▸ TASK STATEMENT
Your job is to retype all of the data word for word, leaving every image out.

▸ SOURCE MATERIAL
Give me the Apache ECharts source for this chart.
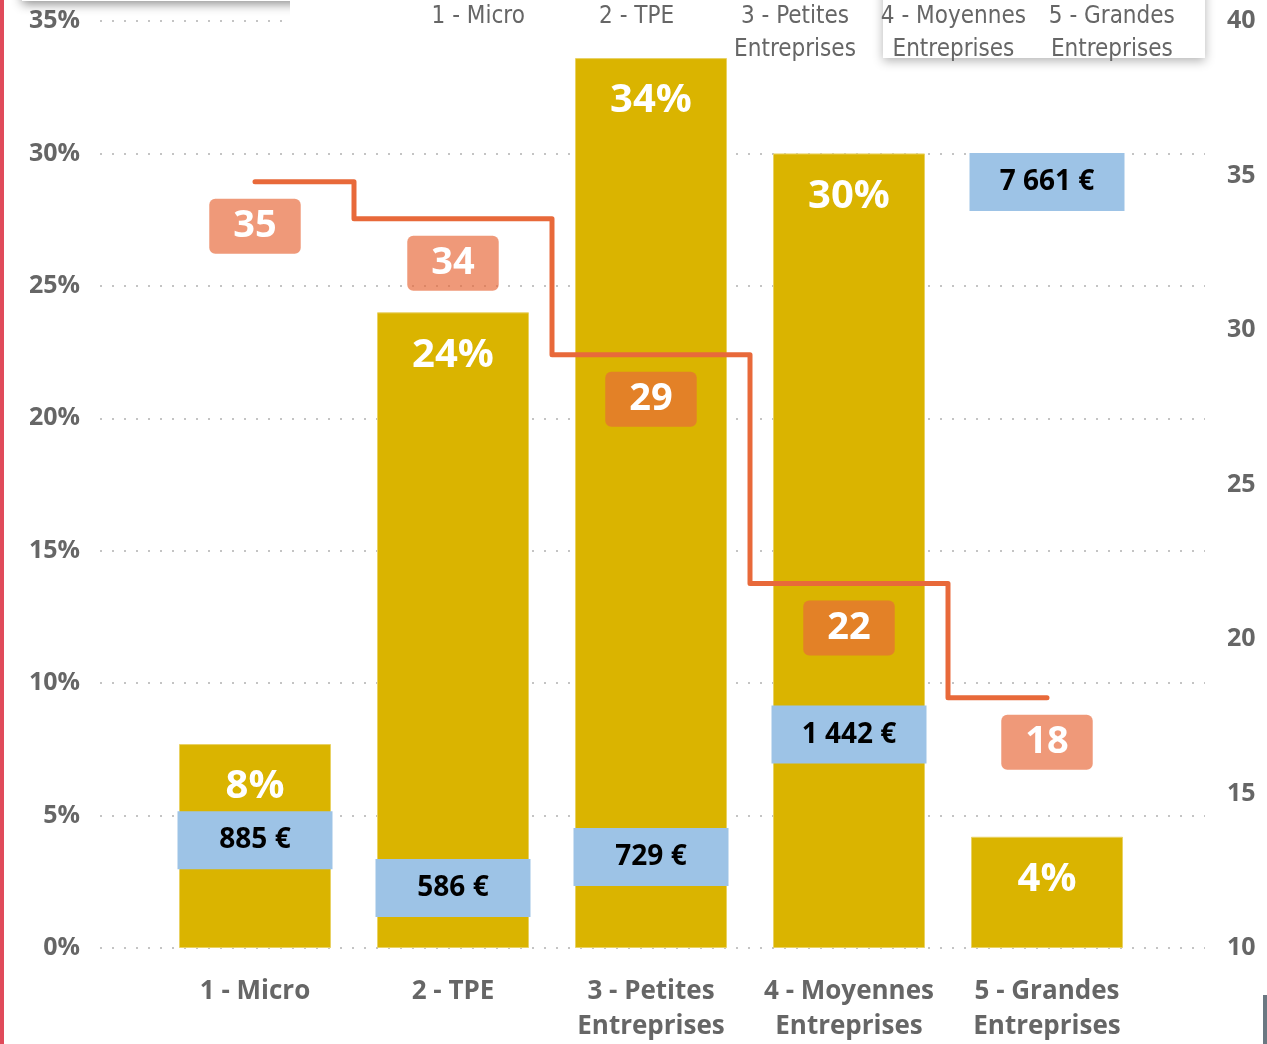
<!DOCTYPE html>
<html>
<head>
<meta charset="utf-8">
<script src="https://cdn.jsdelivr.net/npm/echarts@6/dist/echarts.min.js"></script>
<style>
  html, body { margin: 0; padding: 0; background: #fff; }
  #main { width: 1267px; height: 1044px; }
</style>
</head>
<body>
<div id="main"></div>
<script>
// categories
const categories = ['1 - Micro', '2 - TPE', '3 - Petites\nEntreprises', '4 - Moyennes\nEntreprises', '5 - Grandes\nEntreprises'];
// share of companies (%), left axis
const sharePct = [7.7, 24.0, 33.6, 30.0, 4.2];
// average age, right axis (step line)
const ageValues = [34.8, 33.6, 29.2, 21.8, 18.1];
// average amount in euros (blue labels)
const euroValues = [885, 586, 729, 1442, 7661];
// tick labels
const pctTicks = { min: 0, max: 35, interval: 5 };
const ageTicks = { min: 10, max: 40, interval: 5 };

const FONT = "'Open Sans', 'Noto Sans', sans-serif";
const GREY = '#666666';

const fmtEuro = v => String(v).replace(/\B(?=(\d{3})+(?!\d))/g, ' ') + ' €';

const chartDom = document.getElementById('main');
const myChart = echarts.init(chartDom);

const option = {
    animation: false,
    textStyle: { fontFamily: FONT },
    grid: [
        // grid for the dotted guide lines and both visible axes
        { left: 100, right: 62, top: 21, bottom: 96 },
        // grid for the bars / line
        { left: 156, right: 121, top: 21, bottom: 96 },
        // faded category row at the top
        { left: 399, width: 792, top: -1, height: 1 }
    ],
    xAxis: [
        { gridIndex: 0, type: 'value', min: 0, max: 1, show: false },
        {
            gridIndex: 1, type: 'category', data: categories,
            axisLine: { show: false }, axisTick: { show: false },
            axisLabel: {
                interval: 0, margin: 26, color: GREY, fontSize: 26, fontWeight: 'bold',
                lineHeight: 35, fontFamily: FONT
            }
        },
        {
            gridIndex: 2, type: 'category', data: categories, position: 'bottom', z: 10,
            axisLine: { show: false }, axisTick: { show: false },
            axisLabel: {
                interval: 0, margin: 0, color: '#666', fontSize: 24, lineHeight: 33,
                fontFamily: "'DejaVu Sans Condensed', 'Liberation Sans Narrow', sans-serif"
            }
        }
    ],
    yAxis: [
        {
            gridIndex: 0, type: 'value', min: pctTicks.min, max: pctTicks.max, interval: pctTicks.interval,
            position: 'left',
            axisLine: { show: false }, axisTick: { show: false },
            axisLabel: { formatter: '{value}%', margin: 20, color: GREY, fontSize: 25, fontWeight: 'bold' },
            splitLine: { show: true, lineStyle: { color: '#c4c4c4', width: 2, type: [2, 10] } }
        },
        {
            gridIndex: 0, type: 'value', min: ageTicks.min, max: ageTicks.max, interval: ageTicks.interval,
            position: 'right',
            axisLine: { show: false }, axisTick: { show: false },
            axisLabel: { margin: 22, color: GREY, fontSize: 25, fontWeight: 'bold' },
            splitLine: { show: false }
        },
        { gridIndex: 1, type: 'value', min: pctTicks.min, max: pctTicks.max, show: false },
        { gridIndex: 1, type: 'value', min: ageTicks.min, max: ageTicks.max, show: false },
        // hidden square-root scale for the euro labels
        { gridIndex: 1, type: 'value', min: 18.83, max: 101.97, show: false },
        { gridIndex: 2, type: 'value', show: false }
    ],
    graphic: [
        { type: 'rect', left: 0, top: 0, shape: { x: 0, y: 0, width: 4, height: 1044 }, style: { fill: '#E04A5A' } },
        { type: 'rect', shape: { x: 1263, y: 995, width: 4, height: 49 }, style: { fill: '#6b7882' } },
        {
            type: 'rect', z: 5, shape: { x: 22, y: -40, width: 280, height: 41 },
            style: { fill: '#fff', shadowBlur: 10, shadowOffsetY: 3, shadowColor: 'rgba(0,0,0,0.45)' }
        },
        { type: 'rect', z: 5, shape: { x: 290, y: 0, width: 900, height: 32 }, style: { fill: '#fff' } },
        {
            type: 'rect', z: 5, shape: { x: 883, y: -20, width: 322, height: 78 },
            style: { fill: '#fff', shadowBlur: 10, shadowOffsetY: 3, shadowColor: 'rgba(0,0,0,0.3)' }
        }
    ],
    series: [
        {
            name: 'Part',
            type: 'bar',
            xAxisIndex: 1, yAxisIndex: 2,
            barWidth: 152,
            data: sharePct,
            itemStyle: { color: '#DAB400', borderColor: '#e9d264', borderWidth: 1 },
            label: {
                show: true, position: 'insideTop', distance: 21,
                color: '#fff', fontSize: 40, fontWeight: 'bold', lineHeight: 44,
                formatter: p => Math.round(p.value) + '%'
            },
            z: 2
        },
        {
            name: 'Age',
            type: 'line',
            xAxisIndex: 1, yAxisIndex: 3,
            step: 'middle',
            data: ageValues,
            symbol: 'circle', symbolSize: 0.1,
            itemStyle: { color: 'rgba(0,0,0,0)' },
            lineStyle: { color: '#E8693A', width: 5, cap: 'round', join: 'round' },
            label: {
                show: true, position: 'bottom', distance: 17,
                color: '#fff', fontSize: 38, fontWeight: 'bold', lineHeight: 41,
                backgroundColor: 'rgba(232,104,58,0.68)', borderRadius: 6, padding: [7, 24],
                formatter: p => Math.round(p.value)
            },
            z: 3
        },
        {
            name: 'Montant',
            type: 'scatter',
            xAxisIndex: 1, yAxisIndex: 4,
            symbolSize: 0.1,
            itemStyle: { color: 'rgba(0,0,0,0)', opacity: 1 },
            data: euroValues.map((v, i) => {
                const item = { value: Math.sqrt(v) };
                if (i === 0) item.label = { offset: [0, 14] };
                return item;
            }),
            label: {
                show: true, position: 'inside', opacity: 1,
                color: '#000', fontSize: 28, fontWeight: 'bold',
                width: 155, height: 58, lineHeight: 58, align: 'center', verticalAlign: 'middle',
                backgroundColor: '#9DC3E6',
                formatter: p => fmtEuro(euroValues[p.dataIndex])
            },
            z: 5
        }
    ]
};

myChart.setOption(option);
</script>
</body>
</html>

▸ SOLUTION BELOW
Give me the Apache ECharts source for this chart.
<!DOCTYPE html>
<html>
<head>
<meta charset="utf-8">
<script src="https://cdn.jsdelivr.net/npm/echarts@6/dist/echarts.min.js"></script>
<style>
  html, body { margin: 0; padding: 0; background: #fff; }
  #main { width: 1267px; height: 1044px; }
</style>
</head>
<body>
<div id="main"></div>
<script>
// categories
const categories = ['1 - Micro', '2 - TPE', '3 - Petites\nEntreprises', '4 - Moyennes\nEntreprises', '5 - Grandes\nEntreprises'];
// share of companies (%), left axis
const sharePct = [7.7, 24.0, 33.6, 30.0, 4.2];
// average age, right axis (step line)
const ageValues = [34.8, 33.6, 29.2, 21.8, 18.1];
// average amount in euros (blue labels)
const euroValues = [885, 586, 729, 1442, 7661];
// tick labels
const pctTicks = { min: 0, max: 35, interval: 5 };
const ageTicks = { min: 10, max: 40, interval: 5 };

const FONT = "'Open Sans', 'Noto Sans', sans-serif";
const GREY = '#666666';

const fmtEuro = v => String(v).replace(/\B(?=(\d{3})+(?!\d))/g, ' ') + ' €';

const chartDom = document.getElementById('main');
const myChart = echarts.init(chartDom);

const option = {
    animation: false,
    textStyle: { fontFamily: FONT },
    grid: [
        // grid for the dotted guide lines and both visible axes
        { left: 100, right: 62, top: 21, bottom: 96 },
        // grid for the bars / line
        { left: 156, right: 121, top: 21, bottom: 96 },
        // faded category row at the top
        { left: 399, width: 792, top: -1, height: 1 }
    ],
    xAxis: [
        { gridIndex: 0, type: 'value', min: 0, max: 1, show: false },
        {
            gridIndex: 1, type: 'category', data: categories,
            axisLine: { show: false }, axisTick: { show: false },
            axisLabel: {
                interval: 0, margin: 26, color: GREY, fontSize: 26, fontWeight: 'bold',
                lineHeight: 35, fontFamily: FONT
            }
        },
        {
            gridIndex: 2, type: 'category', data: categories, position: 'bottom', z: 10,
            axisLine: { show: false }, axisTick: { show: false },
            axisLabel: {
                interval: 0, margin: 0, color: '#666', fontSize: 24, lineHeight: 33,
                fontFamily: "'DejaVu Sans Condensed', 'Liberation Sans Narrow', sans-serif"
            }
        }
    ],
    yAxis: [
        {
            gridIndex: 0, type: 'value', min: pctTicks.min, max: pctTicks.max, interval: pctTicks.interval,
            position: 'left',
            axisLine: { show: false }, axisTick: { show: false },
            axisLabel: { formatter: '{value}%', margin: 20, color: GREY, fontSize: 25, fontWeight: 'bold' },
            splitLine: { show: true, lineStyle: { color: '#c4c4c4', width: 2, type: [2, 10] } }
        },
        {
            gridIndex: 0, type: 'value', min: ageTicks.min, max: ageTicks.max, interval: ageTicks.interval,
            position: 'right',
            axisLine: { show: false }, axisTick: { show: false },
            axisLabel: { margin: 22, color: GREY, fontSize: 25, fontWeight: 'bold' },
            splitLine: { show: false }
        },
        { gridIndex: 1, type: 'value', min: pctTicks.min, max: pctTicks.max, show: false },
        { gridIndex: 1, type: 'value', min: ageTicks.min, max: ageTicks.max, show: false },
        // hidden square-root scale for the euro labels
        { gridIndex: 1, type: 'value', min: 18.83, max: 101.97, show: false },
        { gridIndex: 2, type: 'value', show: false }
    ],
    graphic: [
        { type: 'rect', left: 0, top: 0, shape: { x: 0, y: 0, width: 4, height: 1044 }, style: { fill: '#E04A5A' } },
        { type: 'rect', shape: { x: 1263, y: 995, width: 4, height: 49 }, style: { fill: '#6b7882' } },
        {
            type: 'rect', z: 5, shape: { x: 22, y: -40, width: 280, height: 41 },
            style: { fill: '#fff', shadowBlur: 10, shadowOffsetY: 3, shadowColor: 'rgba(0,0,0,0.45)' }
        },
        { type: 'rect', z: 5, shape: { x: 290, y: 0, width: 900, height: 32 }, style: { fill: '#fff' } },
        {
            type: 'rect', z: 5, shape: { x: 883, y: -20, width: 322, height: 78 },
            style: { fill: '#fff', shadowBlur: 10, shadowOffsetY: 3, shadowColor: 'rgba(0,0,0,0.3)' }
        }
    ],
    series: [
        {
            name: 'Part',
            type: 'bar',
            xAxisIndex: 1, yAxisIndex: 2,
            barWidth: 152,
            data: sharePct,
            itemStyle: { color: '#DAB400', borderColor: '#e9d264', borderWidth: 1 },
            label: {
                show: true, position: 'insideTop', distance: 21,
                color: '#fff', fontSize: 40, fontWeight: 'bold', lineHeight: 44,
                formatter: p => Math.round(p.value) + '%'
            },
            z: 2
        },
        {
            name: 'Age',
            type: 'line',
            xAxisIndex: 1, yAxisIndex: 3,
            step: 'middle',
            data: ageValues,
            symbol: 'circle', symbolSize: 0.1,
            itemStyle: { color: 'rgba(0,0,0,0)' },
            lineStyle: { color: '#E8693A', width: 5, cap: 'round', join: 'round' },
            label: {
                show: true, position: 'bottom', distance: 17,
                color: '#fff', fontSize: 38, fontWeight: 'bold', lineHeight: 41,
                backgroundColor: 'rgba(232,104,58,0.68)', borderRadius: 6, padding: [7, 24],
                formatter: p => Math.round(p.value)
            },
            z: 3
        },
        {
            name: 'Montant',
            type: 'scatter',
            xAxisIndex: 1, yAxisIndex: 4,
            symbolSize: 0.1,
            itemStyle: { color: 'rgba(0,0,0,0)', opacity: 1 },
            data: euroValues.map((v, i) => {
                const item = { value: Math.sqrt(v) };
                if (i === 0) item.label = { offset: [0, 14] };
                return item;
            }),
            label: {
                show: true, position: 'inside', opacity: 1,
                color: '#000', fontSize: 28, fontWeight: 'bold',
                width: 155, height: 58, lineHeight: 58, align: 'center', verticalAlign: 'middle',
                backgroundColor: '#9DC3E6',
                formatter: p => fmtEuro(euroValues[p.dataIndex])
            },
            z: 5
        }
    ]
};

myChart.setOption(option);
</script>
</body>
</html>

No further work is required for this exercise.